On the nature of humor

People laugh when they are surprised and delighted to be surprised. My favorite example of this was a friend’s baby whose mind was blown by a light switch. I picked him up and let him turn the light on and off. He was surprised to see that the world worked that way, and delighted with his newfound knowledge. He laughed.

People laugh when they feel like they’re part of something, part of a shared experience. Because a joke subverts an expectation, the audience member who understands the joke now shares with the comic and the other audience members a new and unique perspective. They are part of an elite club who know the real truth about the topics discussed during the show. They laugh.

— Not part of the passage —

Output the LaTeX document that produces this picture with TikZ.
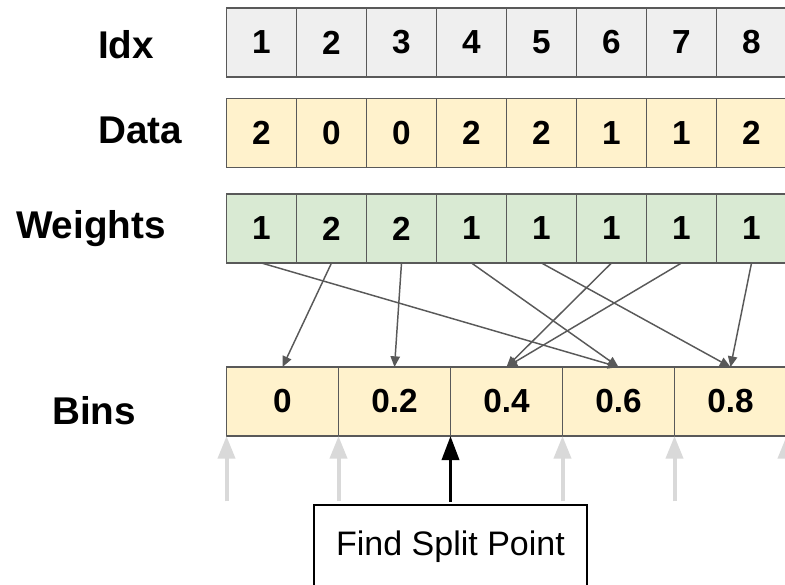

People laugh when they feel safe, when they feel relieved, when they have their own beliefs reaffirmed by the charismatic person with the microphone who is on the stage. This is why political humor or shock humor can work so well: if you say something that not everyone agrees with, but that the people in the audience agree with, they’ll feel again like their opinions matter and that they’re valid as human beings. They’ll laugh.

Conclusion

Tell jokes. Please. Stop wasting your time with words that don’t give the audience an opportunity to laugh. Have punchlines every ten seconds or so. Honestly evaluate your material and determine where you expect the audience to laugh. Review the recordings of your performances and see if you were right. If you were wrong, adjust the content of your material accordingly.